--- START OF Given information ---

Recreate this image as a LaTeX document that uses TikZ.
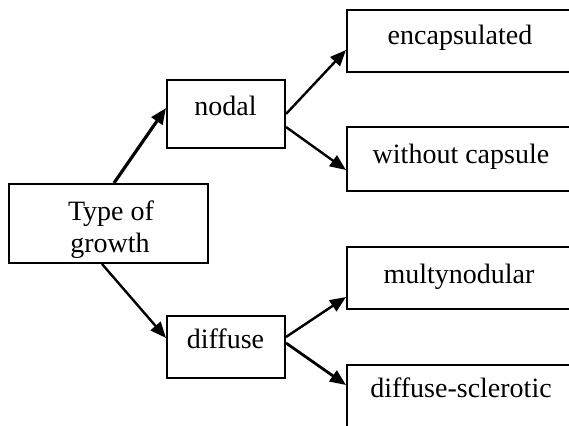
\documentclass[tikz,border=0pt]{standalone}
\usepackage{fontspec}
\setmainfont{Liberation Serif}
\usetikzlibrary{arrows.meta}
\tikzset{
  box/.style={draw=black, line width=2pt, fill=white, inner sep=0pt},
  lbl/.style={font=\fontsize{28}{32}\selectfont, inner sep=0pt, anchor=base},
  conn/.style={line width=2.4pt, -{Triangle[length=16pt,width=13pt]}},
}
\begin{document}
\begin{tikzpicture}[x=1pt,y=-1pt]
\useasboundingbox (0,0) rectangle (569,425);
\clip (0,0) rectangle (569,425);
\fill[white] (0,0) rectangle (569,425);
% boxes
\node[box, minimum width=199pt, minimum height=79pt] (type) at (108.5,223.5) {};
\node[box, minimum width=118pt, minimum height=68pt] (nodal) at (226,114) {};
\node[box, minimum width=118pt, minimum height=62pt] (diffuse) at (226,347) {};
\node[box, minimum width=253pt, minimum height=62pt] (enc) at (473.5,41) {};
\node[box, minimum width=253pt, minimum height=64pt] (wc) at (473.5,159) {};
\node[box, minimum width=253pt, minimum height=62pt] (multy) at (473.5,278) {};
\node[box, minimum width=253pt, minimum height=72pt] (ds) at (473.5,401) {};
% labels
\node[lbl] (typeA) at (111,220) {Type of};
\node[lbl] (typeB) at (110,252) {growth};
\node[lbl] (nodallbl) at (225.5,115) {nodal};
\node[lbl] (diffuselbl) at (225.5,348) {diffuse};
\node[lbl] (enclbl) at (460,45) {encapsulated};
\node[lbl] (wclbl) at (461,163) {without capsule};
\node[lbl] (multylbl) at (459,283) {multynodular};
\node[lbl] (dslbl) at (461,397) {diffuse-sclerotic};
% connectors
\draw[conn, line width=3.2pt] ([xshift=5.5pt]type.north) -- ([yshift=6pt]nodal.west);
\draw[conn] ([xshift=-6.5pt]type.south) -- ([yshift=9pt]diffuse.west);
\draw[conn] (nodal.east) -- ([yshift=-9pt]enc.west);
\draw[conn] ([yshift=-13pt]nodal.east) -- ([yshift=-11pt]wc.west);
\draw[conn] ([yshift=10pt]diffuse.east) -- ([yshift=-19pt]multy.west);
\draw[conn, line width=2.8pt] ([yshift=4pt]diffuse.east) -- ([yshift=16pt]ds.west);
\end{tikzpicture}
\end{document}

--- END OF Given information ---

Retype the listing exactly. Pictures do not belong in the copy.

_Expected output:_
Recreate this image as a LaTeX document that uses TikZ.
\documentclass[tikz,border=0pt]{standalone}
\usepackage{fontspec}
\setmainfont{Liberation Serif}
\usetikzlibrary{arrows.meta}
\tikzset{
  box/.style={draw=black, line width=2pt, fill=white, inner sep=0pt},
  lbl/.style={font=\fontsize{28}{32}\selectfont, inner sep=0pt, anchor=base},
  conn/.style={line width=2.4pt, -{Triangle[length=16pt,width=13pt]}},
}
\begin{document}
\begin{tikzpicture}[x=1pt,y=-1pt]
\useasboundingbox (0,0) rectangle (569,425);
\clip (0,0) rectangle (569,425);
\fill[white] (0,0) rectangle (569,425);
% boxes
\node[box, minimum width=199pt, minimum height=79pt] (type) at (108.5,223.5) {};
\node[box, minimum width=118pt, minimum height=68pt] (nodal) at (226,114) {};
\node[box, minimum width=118pt, minimum height=62pt] (diffuse) at (226,347) {};
\node[box, minimum width=253pt, minimum height=62pt] (enc) at (473.5,41) {};
\node[box, minimum width=253pt, minimum height=64pt] (wc) at (473.5,159) {};
\node[box, minimum width=253pt, minimum height=62pt] (multy) at (473.5,278) {};
\node[box, minimum width=253pt, minimum height=72pt] (ds) at (473.5,401) {};
% labels
\node[lbl] (typeA) at (111,220) {Type of};
\node[lbl] (typeB) at (110,252) {growth};
\node[lbl] (nodallbl) at (225.5,115) {nodal};
\node[lbl] (diffuselbl) at (225.5,348) {diffuse};
\node[lbl] (enclbl) at (460,45) {encapsulated};
\node[lbl] (wclbl) at (461,163) {without capsule};
\node[lbl] (multylbl) at (459,283) {multynodular};
\node[lbl] (dslbl) at (461,397) {diffuse-sclerotic};
% connectors
\draw[conn, line width=3.2pt] ([xshift=5.5pt]type.north) -- ([yshift=6pt]nodal.west);
\draw[conn] ([xshift=-6.5pt]type.south) -- ([yshift=9pt]diffuse.west);
\draw[conn] (nodal.east) -- ([yshift=-9pt]enc.west);
\draw[conn] ([yshift=-13pt]nodal.east) -- ([yshift=-11pt]wc.west);
\draw[conn] ([yshift=10pt]diffuse.east) -- ([yshift=-19pt]multy.west);
\draw[conn, line width=2.8pt] ([yshift=4pt]diffuse.east) -- ([yshift=16pt]ds.west);
\end{tikzpicture}
\end{document}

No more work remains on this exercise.